= Maria Olsdotter =

Maria Olsdotter (1763–1856), was a Swedish miner. She owned and managed the iron ore mine of Stråssa in Bergslagen. She actively participated in the mining herself and has been described as the first woman mining inspector (Gruvfogde or Mining Vogt) in Sweden. She became a famous figure in local folklore, and was known as "Gruvmora i Stråssa" ('Miner Mother of Stråssa') and "Gruv-Mor" ('Miner Mum').

==Life==
She was the fourth of five daughters of the miner ”Mosis-Olle” Olof Ohlsson and Anna Israelsdotter. She and her siblings worked with their parents in the mine as children. In 1783, she married Erik Larsson (d. 1817), with whom she had one child, their daughter Anna-Stina Ersdotter (d. 1876). Her husband was the son of the owner of the Stråssa mine. The marriage was reportedly very happy. After the death of her husband in 1817, she took over the management of the Stråssa mine: brought up as a miner, she did not merely own the mine but personally led the work as overseer and inspector, and was as such a pioneer as probably the first woman in Sweden to have done so.

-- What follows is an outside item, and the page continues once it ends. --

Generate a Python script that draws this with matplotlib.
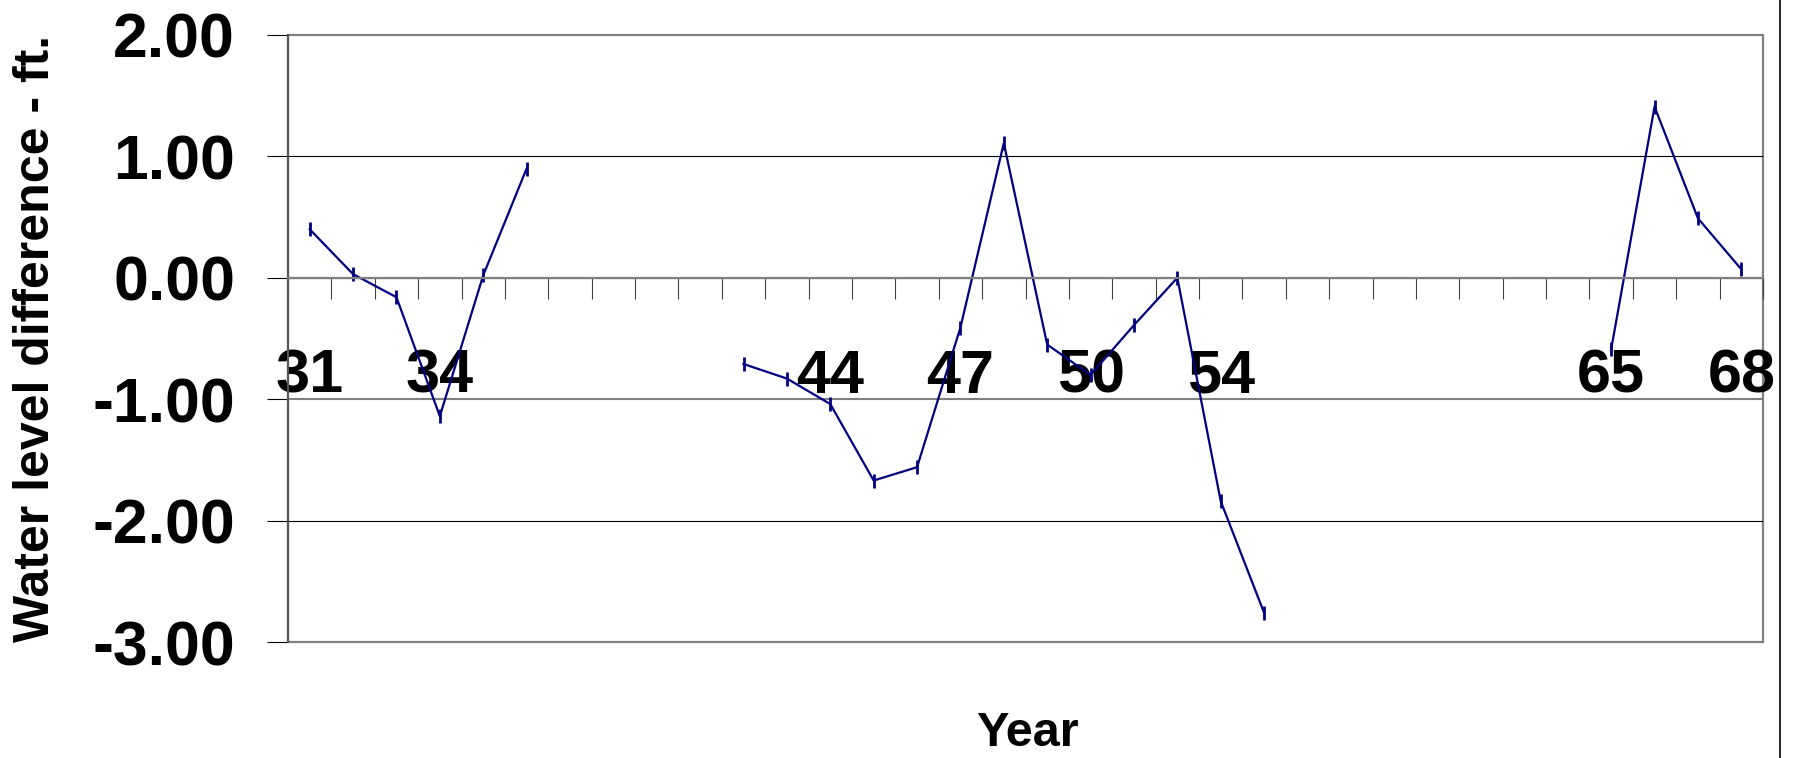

Maria Olsdotter became known in her own time as well as in history for the many stories which were told about her. She was known as a bold hunter, accompanied her husband during the hunt and then hunted alone with all-male hunting companions, and was known for her achievements as a hunter. Apparently, she enjoyed using spells to enhance her success and to affect the weather: this was a common practice in traditional folk belief, but whether she believed them or simply used them as a habit is unknown. Nevertheless, they were a part of her eccentricity, though she laughed about them when the stories were reported to her.

She was the maternal aunt of the famous con artist Lasse-Maja, who described his aunt thus:

She was a true heroine of her sex, dressed herself in the clothes of a hunter, was an accomplished rider, loved to hunt and have other adventures of her own and was in effect more of a man than a woman.

Lasse-Maja later blamed his aunt and her daughter Anna-Stina Ersdotter for having enticed him to his criminal activity, and it is clear that they played an important role in his life.

==Legacy==
Maria Olsdotter became a famous figure in Bergslagen folklore. She has figured in many books as well as a novel. She is portrayed by Barbro Larsson in the film Den byxlöse äventyraren (1971) about her nephew Lasse-Maja.